As if traveling with three gold-hungry men, a jealous girlfriend, and the dangers of traveling across the wide-open plains wasn’t enough, now Daniel finds himself wondering if he has gotten in over his head when Saylor starts showing a romantic interest in him.

Title: The One Who Loves You

Author: Paul F. Murray

Length: 235 pages

Published: December 18, 2019

Formats: Print and E-book

Publisher: New Friends Publishing

Author Bio

Paul F. Murray grew up in Tawas City and Essexville, Michigan, and attended Michigan State University where he received his B.S. from the James Madison College division of MSU. The author studies ethnic, racial and religious intergroup relations. The author also earned a Master’s of Business Administration degree from Grand Valley State University in Grand Rapids, Michigan. After having worked as an energy cost consultant for business and industrial clients for many years, the author went back into journalism, living in Minnesota, Montana and finally Wyoming, where he currently covers local and state government news and local sports.

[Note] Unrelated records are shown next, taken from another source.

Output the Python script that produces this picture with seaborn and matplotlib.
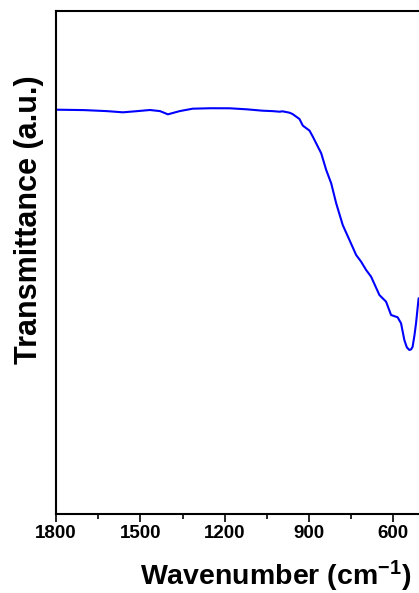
import matplotlib
matplotlib.use("Agg")
import matplotlib.pyplot as plt
import seaborn as sns
import pandas as pd

# FTIR spectrum (transmittance, arbitrary units)
wavenumber = [1796, 1700, 1620, 1562, 1510, 1466, 1430, 1402, 1360, 1314, 1250,
              1182, 1120, 1065, 1030, 1004.7, 994, 969.2, 959, 945.4, 934, 922.0,
              898.2, 886.5, 856.7, 838.9, 821.2, 803.4, 780.0, 756.2, 732.4,
              714.7, 696.9, 679.2, 649.7, 625.9, 608.2, 584.8, 572.7, 561.0,
              552, 543.2, 537, 531.5, 525, 519.4, 510.2]
transmittance = [80.33, 80.25, 80.05, 79.81, 80.05, 80.27, 80.05, 79.41, 80.05,
                 80.53, 80.62, 80.61, 80.40, 80.13, 80.05, 79.93, 80.01, 79.73,
                 79.48, 78.94, 78.48, 77.16, 76.17, 74.97, 71.67, 68.35, 65.71,
                 61.73, 57.40, 54.44, 51.46, 50.13, 48.48, 47.15, 43.51, 42.18,
                 39.54, 39.08, 37.89, 34.57, 33.1, 32.59, 32.7, 33.24, 35.5,
                 37.89, 42.86]

x_ticks = [1800, 1500, 1200, 900, 600]

sns.set_theme(style="ticks")
plt.rcParams["font.family"] = ["Liberation Sans", "DejaVu Sans"]
plt.rcParams["font.weight"] = "bold"
plt.rcParams["text.color"] = "black"
plt.rcParams["axes.labelcolor"] = "black"
plt.rcParams["mathtext.fontset"] = "custom"
plt.rcParams["mathtext.rm"] = "Liberation Sans:bold"
plt.rcParams["mathtext.bf"] = "Liberation Sans:bold"
plt.rcParams["mathtext.default"] = "bf"

df = pd.DataFrame({"wn": wavenumber, "T": transmittance})

fig = plt.figure(figsize=(4.19, 5.93), dpi=100)
ax = fig.add_axes([56 / 419, (593 - 514) / 593, (449.6 - 56) / 419, (514 - 10.7) / 593])

sns.lineplot(data=df, x="wn", y="T", ax=ax, color="#0000ff", linewidth=1.5,
             sort=False, estimator=None)

ax.set_xlim(1800, 400)
ax.set_ylim(0, 100)
ax.set_xticks(x_ticks)
ax.set_xticks([1650, 1350, 1050, 750, 450], minor=True)
ax.set_yticks([])
ax.tick_params(axis="x", which="major", direction="out", length=6, width=1.2,
               labelsize=13.5, pad=2, colors="black")
ax.tick_params(axis="x", which="minor", direction="out", length=3.5, width=1.2,
               colors="black")
for lab in ax.get_xticklabels():
    lab.set_fontweight("bold")
for side in ["left", "bottom", "top"]:
    ax.spines[side].set_linewidth(1.5)
    ax.spines[side].set_color("black")
ax.spines["right"].set_visible(False)

ax.set_xlabel("Wavenumber (cm$^{-1}$)", fontsize=20.5, fontweight="bold")
ax.set_ylabel("Transmittance (a.u.)", fontsize=22, fontweight="bold")
ax.xaxis.set_label_coords((276 - 56) / (449.6 - 56), -(576 - 514) / 503.3)
ax.yaxis.set_label_coords(-(56 - 29) / (449.6 - 56), (514 - 220) / 503.3)
ax.xaxis.label.set_va("center")
ax.yaxis.label.set_va("center")

fig.savefig("out.png", dpi=100)
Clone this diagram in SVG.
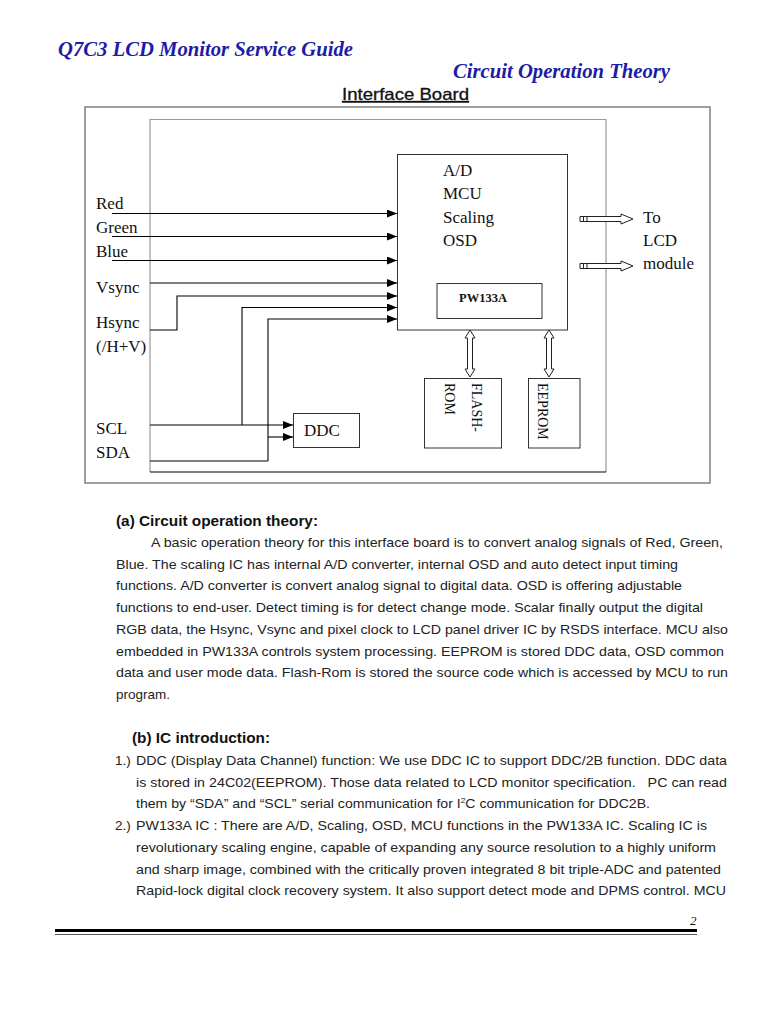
<svg xmlns="http://www.w3.org/2000/svg" width="768" height="1024" viewBox="0 0 768 1024">
<style>
.title{font-family:"Liberation Serif","Times New Roman",serif;font-weight:bold;font-style:italic;font-size:20.5px;fill:#1c1ca6}
.lbl{font-family:"Liberation Serif","Times New Roman",serif;font-size:17px;fill:#111}
.rot{font-family:"Liberation Serif","Times New Roman",serif;font-size:14px;fill:#111}
.body{font-family:"Liberation Sans",Arial,sans-serif;font-size:13.5px;fill:#222}
.bold{font-weight:bold;font-size:14px;fill:#111}
.box{fill:none;stroke:#333;stroke-width:1}
.wire{fill:none;stroke:#000;stroke-width:1.1}
.hollow{fill:#fff;stroke:#222;stroke-width:1}
</style>
<defs>
<marker id="ah" markerUnits="userSpaceOnUse" markerWidth="10" markerHeight="8" refX="10" refY="4" orient="auto">
<path d="M0,0 L10,4 L0,8 Z" fill="#000"/>
</marker>
</defs>
<rect width="768" height="1024" fill="#fff"/>

<text class="title" x="58" y="56" textLength="295" lengthAdjust="spacingAndGlyphs">Q7C3 LCD Monitor Service Guide</text>
<text class="title" x="453" y="78" textLength="217" lengthAdjust="spacingAndGlyphs">Circuit Operation Theory</text>
<text x="342" y="100" font-family="Liberation Sans, Arial, sans-serif" font-size="16.5" fill="#111" stroke="#111" stroke-width="0.3" text-decoration="underline" textLength="127" lengthAdjust="spacingAndGlyphs">Interface Board</text>

<g id="outer-board"><rect x="85" y="107" width="625" height="376" fill="none" stroke="#808080" stroke-width="1.5"/></g>
<g id="inner-board">
<path d="M150,472 V119.5 H606 V472" fill="none" stroke="#999" stroke-width="1.2"/>
<line x1="150" y1="472" x2="606" y2="472" stroke="#000" stroke-width="1.2"/>
</g>

<g id="main-ic">
<rect class="box" x="397.5" y="154.5" width="170" height="175.5"/>
<text class="lbl" x="443" y="176">A/D</text>
<text class="lbl" x="443" y="199">MCU</text>
<text class="lbl" x="443" y="223">Scaling</text>
<text class="lbl" x="443" y="246">OSD</text>
</g>
<g id="pw133a">
<rect class="box" x="437" y="283.5" width="105" height="35"/>
<text x="459" y="302" font-family="Liberation Serif, Times New Roman, serif" font-weight="bold" font-size="12.5" fill="#111">PW133A</text>
</g>
<g id="ddc">
<rect class="box" x="293.5" y="413.5" width="66" height="34" stroke="#555"/>
<text class="lbl" x="304" y="436">DDC</text>
</g>
<g id="flash-rom">
<rect class="box" x="424.5" y="378.5" width="77" height="69.5" stroke="#555"/>
<text class="rot" transform="translate(472,383) rotate(90)">FLASH-</text>
<text class="rot" transform="translate(445,383) rotate(90)">ROM</text>
</g>
<g id="eeprom">
<rect class="box" x="528.5" y="378.5" width="51.5" height="69.5" stroke="#555"/>
<text class="rot" transform="translate(538,383) rotate(90)">EEPROM</text>
</g>
<g id="lcd-label">
<text class="lbl" x="643" y="223">To</text>
<text class="lbl" x="643" y="246">LCD</text>
<text class="lbl" x="643" y="269">module</text>
</g>
<g id="input-labels">
<text class="lbl" x="96" y="209">Red</text>
<text class="lbl" x="96" y="233">Green</text>
<text class="lbl" x="96" y="257">Blue</text>
<text class="lbl" x="96" y="293">Vsync</text>
<text class="lbl" x="96" y="328">Hsync</text>
<text class="lbl" x="96" y="352">(/H+V)</text>
<text class="lbl" x="96" y="434">SCL</text>
<text class="lbl" x="96" y="458">SDA</text>
</g>

<g id="connectors">
<path class="wire" d="M112,213.5 H397" marker-end="url(#ah)"/>
<path class="wire" d="M112,236.5 H397" marker-end="url(#ah)"/>
<path class="wire" d="M112,260.5 H397" marker-end="url(#ah)"/>
<path class="wire" d="M150,283 H397" marker-end="url(#ah)"/>
<path class="wire" d="M150,330 H177 V296 H397" marker-end="url(#ah)"/>
<path class="wire" d="M242,425 V307.5 H397" marker-end="url(#ah)"/>
<path class="wire" d="M268,461 V319 H397" marker-end="url(#ah)"/>
<path class="wire" d="M150,425 H293" marker-end="url(#ah)"/>
<path class="wire" d="M150,461 H268"/>
<path class="wire" d="M268,437 H293" marker-end="url(#ah)"/>
<path class="hollow" d="M580,216.5 H621 V214 L633,219 L621,224 V221.5 H580 Z"/>
<path d="M583.5,216.5 V221.5 M587,216.5 V221.5" stroke="#222" stroke-width="1"/>
<path class="hollow" d="M580,263.5 H621 V261 L633,266 L621,271 V268.5 H580 Z"/>
<path d="M583.5,263.5 V268.5 M587,263.5 V268.5" stroke="#222" stroke-width="1"/>
<path class="hollow" d="M470,330 L475,338 H472.5 V369 H475 L470,377 L465,369 H467.5 V338 H465 Z"/>
<path class="hollow" d="M549,330 L554,338 H551.5 V369 H554 L549,377 L544,369 H546.5 V338 H544 Z"/>
</g>

<g id="text-a">
<text class="body bold" x="116" y="526" textLength="202" lengthAdjust="spacingAndGlyphs">(a) Circuit operation theory:</text>
<text class="body" x="151" y="547" textLength="572" lengthAdjust="spacingAndGlyphs">A basic operation theory for this interface board is to convert analog signals of Red, Green,</text>
<text class="body" x="116" y="568.7" textLength="562" lengthAdjust="spacingAndGlyphs">Blue. The scaling IC has internal A/D converter, internal OSD and auto detect input timing</text>
<text class="body" x="116" y="590.4" textLength="566" lengthAdjust="spacingAndGlyphs">functions. A/D converter is convert analog signal to digital data. OSD is offering adjustable</text>
<text class="body" x="116" y="612.1" textLength="587" lengthAdjust="spacingAndGlyphs">functions to end-user. Detect timing is for detect change mode. Scalar finally output the digital</text>
<text class="body" x="116" y="633.8" textLength="612" lengthAdjust="spacingAndGlyphs">RGB data, the Hsync, Vsync and pixel clock to LCD panel driver IC by RSDS interface. MCU also</text>
<text class="body" x="116" y="655.5" textLength="608" lengthAdjust="spacingAndGlyphs">embedded in PW133A controls system processing. EEPROM is stored DDC data, OSD common</text>
<text class="body" x="116" y="677.2" textLength="612" lengthAdjust="spacingAndGlyphs">data and user mode data. Flash-Rom is stored the source code which is accessed by MCU to run</text>
<text class="body" x="116" y="698.9" textLength="54" lengthAdjust="spacingAndGlyphs">program.</text>
</g>

<g id="text-b">
<text class="body bold" x="132" y="743" textLength="138" lengthAdjust="spacingAndGlyphs">(b) IC introduction:</text>
<text class="body" x="115" y="765">1.)</text>
<text class="body" x="136" y="765" textLength="591" lengthAdjust="spacingAndGlyphs">DDC (Display Data Channel) function: We use DDC IC to support DDC/2B function. DDC data</text>
<text class="body" x="136" y="786.7" textLength="591" lengthAdjust="spacingAndGlyphs" xml:space="preserve">is stored in 24C02(EEPROM). Those data related to LCD monitor specification.   PC can read</text>
<text class="body" x="136" y="808.4" textLength="514" lengthAdjust="spacingAndGlyphs">them by “SDA” and “SCL” serial communication for I<tspan font-size="8" dy="-5">2</tspan><tspan dy="5">C communication for DDC2B.</tspan></text>
<text class="body" x="115" y="830.1">2.)</text>
<text class="body" x="136" y="830.1" textLength="571" lengthAdjust="spacingAndGlyphs">PW133A IC : There are A/D, Scaling, OSD, MCU functions in the PW133A IC. Scaling IC is</text>
<text class="body" x="136" y="851.8" textLength="580" lengthAdjust="spacingAndGlyphs">revolutionary scaling engine, capable of expanding any source resolution to a highly uniform</text>
<text class="body" x="136" y="873.5" textLength="585" lengthAdjust="spacingAndGlyphs">and sharp image, combined with the critically proven integrated 8 bit triple-ADC and patented</text>
<text class="body" x="136" y="895.2" textLength="590" lengthAdjust="spacingAndGlyphs">Rapid-lock digital clock recovery system. It also support detect mode and DPMS control. MCU</text>
</g>

<g id="footer">
<text x="690" y="925" font-family="Liberation Serif, Times New Roman, serif" font-style="italic" font-size="13" fill="#111">2</text>
<rect x="55" y="929" width="642" height="3" fill="#000"/>
<line x1="55" y1="934.5" x2="697" y2="934.5" stroke="#555" stroke-width="1"/>
</g>
</svg>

All of Murray’s novels, Freedom’s Long March, The Gifts and the Fruits, West of the Sunset, and now, Against the Wild Green Range, have been influenced by the writings and philosophy of Henry David Thoreau, by writers who have emulated Thoreau’s philosophy, and by the writings of Thoreau scholars. If Thoreau’s advocacy of a simpler lifestyle, less hurried, more in tune with nature, rang true in the mid-19th century, then how much more so in the early 21st century?